START

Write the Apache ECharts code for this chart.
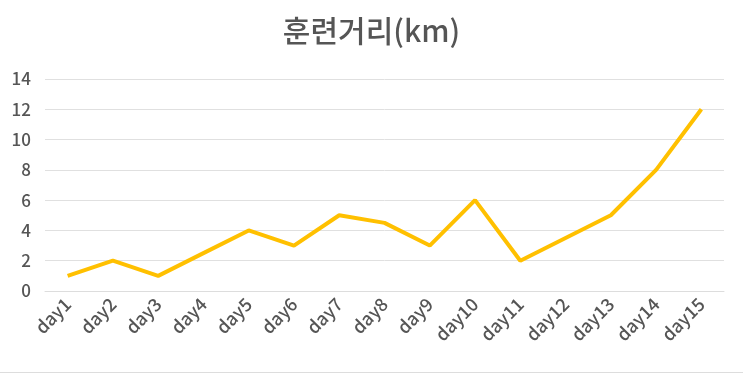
<!DOCTYPE html>
<html><head><meta charset="utf-8">
<script src="https://cdn.jsdelivr.net/npm/echarts@6/dist/echarts.min.js"></script>
<style>html,body{margin:0;padding:0;background:#fff;}#c{width:743px;height:372px;border-bottom:1px solid #ddd;}</style>
</head><body><div id="c"></div>
<script>
const categories = ['day1','day2','day3','day4','day5','day6','day7','day8','day9','day10','day11','day12','day13','day14','day15'];
const distances = [1, 2, 1, 2.5, 4, 3, 5, 4.5, 3, 6, 2, 3.5, 5, 8, 12];
const titleText = '훈련거리(km)';
const FONT = '"Noto Sans CJK KR", "Noto Sans", sans-serif';
const chart = echarts.init(document.getElementById('c'));
chart.setOption({
  animation: false,
  title: { text: titleText, left: 'center', top: 11, textStyle: { fontFamily: FONT, fontSize: 30, fontWeight: 500, color: '#555' } },
  grid: { left: 45, right: 19, top: 79, bottom: 81 },
  xAxis: {
    type: 'category', data: categories, boundaryGap: true,
    axisLine: { lineStyle: { color: '#ddd' } }, axisTick: { show: false },
    axisLabel: { rotate: 45, color: '#555', fontSize: 18, fontWeight: 500, fontFamily: FONT, margin: 10, interval: 0 }
  },
  yAxis: {
    type: 'value', min: 0, max: 14, interval: 2,
    axisLine: { show: false }, axisTick: { show: false },
    splitLine: { lineStyle: { color: '#e0e0e0' } },
    axisLabel: { color: '#555', fontSize: 17, fontWeight: 500, fontFamily: FONT, margin: 14 }
  },
  series: [{ type: 'line', data: distances, showSymbol: false, lineStyle: { color: '#FFC000', width: 4 }, itemStyle: { color: '#FFC000' } }]
});
</script></body></html>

END

What is required:
In your copy of the listing above, reproduce each line exactly and omit all pictures.

Exercise response:
Write the Apache ECharts code for this chart.
<!DOCTYPE html>
<html><head><meta charset="utf-8">
<script src="https://cdn.jsdelivr.net/npm/echarts@6/dist/echarts.min.js"></script>
<style>html,body{margin:0;padding:0;background:#fff;}#c{width:743px;height:372px;border-bottom:1px solid #ddd;}</style>
</head><body><div id="c"></div>
<script>
const categories = ['day1','day2','day3','day4','day5','day6','day7','day8','day9','day10','day11','day12','day13','day14','day15'];
const distances = [1, 2, 1, 2.5, 4, 3, 5, 4.5, 3, 6, 2, 3.5, 5, 8, 12];
const titleText = '훈련거리(km)';
const FONT = '"Noto Sans CJK KR", "Noto Sans", sans-serif';
const chart = echarts.init(document.getElementById('c'));
chart.setOption({
  animation: false,
  title: { text: titleText, left: 'center', top: 11, textStyle: { fontFamily: FONT, fontSize: 30, fontWeight: 500, color: '#555' } },
  grid: { left: 45, right: 19, top: 79, bottom: 81 },
  xAxis: {
    type: 'category', data: categories, boundaryGap: true,
    axisLine: { lineStyle: { color: '#ddd' } }, axisTick: { show: false },
    axisLabel: { rotate: 45, color: '#555', fontSize: 18, fontWeight: 500, fontFamily: FONT, margin: 10, interval: 0 }
  },
  yAxis: {
    type: 'value', min: 0, max: 14, interval: 2,
    axisLine: { show: false }, axisTick: { show: false },
    splitLine: { lineStyle: { color: '#e0e0e0' } },
    axisLabel: { color: '#555', fontSize: 17, fontWeight: 500, fontFamily: FONT, margin: 14 }
  },
  series: [{ type: 'line', data: distances, showSymbol: false, lineStyle: { color: '#FFC000', width: 4 }, itemStyle: { color: '#FFC000' } }]
});
</script></body></html>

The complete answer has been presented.